Only the lines from the start of the material through the line containing "const freqStep = 0.001;" are to be extracted, exactly as they appear.

BEGIN Given material

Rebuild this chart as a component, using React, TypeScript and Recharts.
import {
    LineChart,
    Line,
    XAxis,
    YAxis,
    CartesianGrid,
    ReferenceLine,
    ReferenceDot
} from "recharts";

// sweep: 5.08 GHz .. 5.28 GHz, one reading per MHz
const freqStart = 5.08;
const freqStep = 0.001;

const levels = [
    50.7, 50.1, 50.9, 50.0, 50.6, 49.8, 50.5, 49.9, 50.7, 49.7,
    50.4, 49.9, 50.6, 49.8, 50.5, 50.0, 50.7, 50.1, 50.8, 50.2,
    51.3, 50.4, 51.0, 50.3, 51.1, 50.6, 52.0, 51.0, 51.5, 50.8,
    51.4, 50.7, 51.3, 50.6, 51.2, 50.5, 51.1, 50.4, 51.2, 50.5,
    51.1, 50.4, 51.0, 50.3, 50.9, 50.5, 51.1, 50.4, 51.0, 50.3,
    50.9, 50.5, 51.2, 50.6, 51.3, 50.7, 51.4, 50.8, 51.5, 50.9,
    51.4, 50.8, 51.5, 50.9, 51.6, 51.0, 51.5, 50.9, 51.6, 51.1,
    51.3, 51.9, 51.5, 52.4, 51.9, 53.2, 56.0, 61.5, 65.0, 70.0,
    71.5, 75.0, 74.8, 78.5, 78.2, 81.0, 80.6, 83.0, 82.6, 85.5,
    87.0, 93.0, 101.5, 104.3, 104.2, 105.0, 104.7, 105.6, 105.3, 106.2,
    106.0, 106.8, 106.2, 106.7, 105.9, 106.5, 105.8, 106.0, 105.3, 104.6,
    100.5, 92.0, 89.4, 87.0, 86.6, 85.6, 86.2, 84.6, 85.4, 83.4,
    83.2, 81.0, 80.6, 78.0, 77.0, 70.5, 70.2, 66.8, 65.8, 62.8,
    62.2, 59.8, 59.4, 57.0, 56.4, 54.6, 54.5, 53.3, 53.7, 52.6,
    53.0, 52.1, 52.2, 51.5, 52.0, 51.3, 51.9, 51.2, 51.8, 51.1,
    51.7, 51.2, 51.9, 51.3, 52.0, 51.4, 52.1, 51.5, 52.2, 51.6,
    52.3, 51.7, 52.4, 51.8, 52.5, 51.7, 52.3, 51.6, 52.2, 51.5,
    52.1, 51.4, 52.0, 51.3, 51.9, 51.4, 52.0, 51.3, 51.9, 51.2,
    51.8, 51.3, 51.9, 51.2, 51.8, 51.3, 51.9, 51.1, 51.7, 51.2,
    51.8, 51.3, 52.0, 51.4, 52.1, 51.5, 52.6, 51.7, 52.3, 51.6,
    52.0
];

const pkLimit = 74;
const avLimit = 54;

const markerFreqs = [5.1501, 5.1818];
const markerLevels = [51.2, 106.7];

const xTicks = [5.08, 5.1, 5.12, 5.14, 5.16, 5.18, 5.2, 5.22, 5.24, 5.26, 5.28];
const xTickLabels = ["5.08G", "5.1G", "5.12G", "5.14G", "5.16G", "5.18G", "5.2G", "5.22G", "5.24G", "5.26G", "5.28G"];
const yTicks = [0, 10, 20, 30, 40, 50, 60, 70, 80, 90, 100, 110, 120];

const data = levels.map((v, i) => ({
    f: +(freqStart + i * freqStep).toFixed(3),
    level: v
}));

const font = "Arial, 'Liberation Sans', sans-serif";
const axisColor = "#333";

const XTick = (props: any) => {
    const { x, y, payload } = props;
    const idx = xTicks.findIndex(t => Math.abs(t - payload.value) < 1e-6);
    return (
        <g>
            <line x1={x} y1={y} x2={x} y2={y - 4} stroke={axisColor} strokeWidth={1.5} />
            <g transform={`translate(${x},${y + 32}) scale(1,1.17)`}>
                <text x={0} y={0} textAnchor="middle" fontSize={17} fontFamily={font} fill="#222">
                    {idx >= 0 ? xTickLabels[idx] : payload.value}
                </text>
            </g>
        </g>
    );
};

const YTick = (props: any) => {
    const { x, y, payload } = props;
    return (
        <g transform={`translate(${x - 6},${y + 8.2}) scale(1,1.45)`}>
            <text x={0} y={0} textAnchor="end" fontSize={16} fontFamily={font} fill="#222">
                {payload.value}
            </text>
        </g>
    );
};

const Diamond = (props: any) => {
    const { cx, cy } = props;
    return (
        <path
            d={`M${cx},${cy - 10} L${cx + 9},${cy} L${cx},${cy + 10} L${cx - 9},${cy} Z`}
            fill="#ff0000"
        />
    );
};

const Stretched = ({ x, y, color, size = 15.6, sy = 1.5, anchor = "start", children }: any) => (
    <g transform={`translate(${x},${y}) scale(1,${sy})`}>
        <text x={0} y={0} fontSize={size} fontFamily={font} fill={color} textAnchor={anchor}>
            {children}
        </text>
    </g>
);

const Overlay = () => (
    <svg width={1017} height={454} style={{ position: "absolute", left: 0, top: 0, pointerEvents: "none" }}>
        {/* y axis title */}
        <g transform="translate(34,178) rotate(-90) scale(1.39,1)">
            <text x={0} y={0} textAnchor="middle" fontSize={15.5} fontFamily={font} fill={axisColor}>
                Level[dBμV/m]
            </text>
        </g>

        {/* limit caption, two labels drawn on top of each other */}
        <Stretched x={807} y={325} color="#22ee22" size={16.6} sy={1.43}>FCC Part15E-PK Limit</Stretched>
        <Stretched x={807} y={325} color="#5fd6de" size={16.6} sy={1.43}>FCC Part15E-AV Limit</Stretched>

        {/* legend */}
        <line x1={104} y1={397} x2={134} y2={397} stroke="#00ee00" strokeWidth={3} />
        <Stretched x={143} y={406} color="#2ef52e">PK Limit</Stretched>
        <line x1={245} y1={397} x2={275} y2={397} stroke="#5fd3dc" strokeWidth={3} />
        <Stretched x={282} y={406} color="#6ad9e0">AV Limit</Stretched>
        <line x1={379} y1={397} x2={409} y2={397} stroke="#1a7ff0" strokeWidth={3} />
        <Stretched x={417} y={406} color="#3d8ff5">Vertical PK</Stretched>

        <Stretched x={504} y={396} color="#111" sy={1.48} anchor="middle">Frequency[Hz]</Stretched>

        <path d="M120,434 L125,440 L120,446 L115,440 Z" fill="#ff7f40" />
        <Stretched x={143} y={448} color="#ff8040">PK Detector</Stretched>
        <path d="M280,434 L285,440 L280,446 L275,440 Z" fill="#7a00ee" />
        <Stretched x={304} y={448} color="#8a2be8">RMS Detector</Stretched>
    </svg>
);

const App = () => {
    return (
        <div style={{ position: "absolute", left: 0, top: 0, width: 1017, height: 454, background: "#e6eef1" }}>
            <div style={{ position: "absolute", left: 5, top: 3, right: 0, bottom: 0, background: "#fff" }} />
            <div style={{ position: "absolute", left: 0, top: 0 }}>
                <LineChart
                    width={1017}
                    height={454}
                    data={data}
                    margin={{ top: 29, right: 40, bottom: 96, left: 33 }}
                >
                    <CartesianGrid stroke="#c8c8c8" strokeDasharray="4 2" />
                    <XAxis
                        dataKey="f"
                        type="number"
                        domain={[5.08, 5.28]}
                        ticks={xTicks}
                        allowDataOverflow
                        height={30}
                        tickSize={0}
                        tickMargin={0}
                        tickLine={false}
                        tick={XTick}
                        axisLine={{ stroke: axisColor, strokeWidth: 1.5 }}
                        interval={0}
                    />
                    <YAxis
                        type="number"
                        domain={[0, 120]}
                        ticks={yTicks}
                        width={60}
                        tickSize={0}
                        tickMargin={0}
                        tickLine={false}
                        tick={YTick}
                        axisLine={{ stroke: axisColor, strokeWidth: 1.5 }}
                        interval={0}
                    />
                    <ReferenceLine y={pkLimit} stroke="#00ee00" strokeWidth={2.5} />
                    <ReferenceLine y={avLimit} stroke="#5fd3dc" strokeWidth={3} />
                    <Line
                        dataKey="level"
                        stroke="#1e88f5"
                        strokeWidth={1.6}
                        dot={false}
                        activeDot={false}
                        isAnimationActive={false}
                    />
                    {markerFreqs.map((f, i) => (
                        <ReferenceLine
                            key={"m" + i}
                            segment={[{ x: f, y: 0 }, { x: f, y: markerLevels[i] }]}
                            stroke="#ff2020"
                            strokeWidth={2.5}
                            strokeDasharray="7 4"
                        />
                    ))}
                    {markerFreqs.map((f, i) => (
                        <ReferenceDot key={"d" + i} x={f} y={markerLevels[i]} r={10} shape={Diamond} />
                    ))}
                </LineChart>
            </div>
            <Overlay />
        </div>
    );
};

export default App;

END Given material

Final result
Rebuild this chart as a component, using React, TypeScript and Recharts.
import {
    LineChart,
    Line,
    XAxis,
    YAxis,
    CartesianGrid,
    ReferenceLine,
    ReferenceDot
} from "recharts";

// sweep: 5.08 GHz .. 5.28 GHz, one reading per MHz
const freqStart = 5.08;
const freqStep = 0.001;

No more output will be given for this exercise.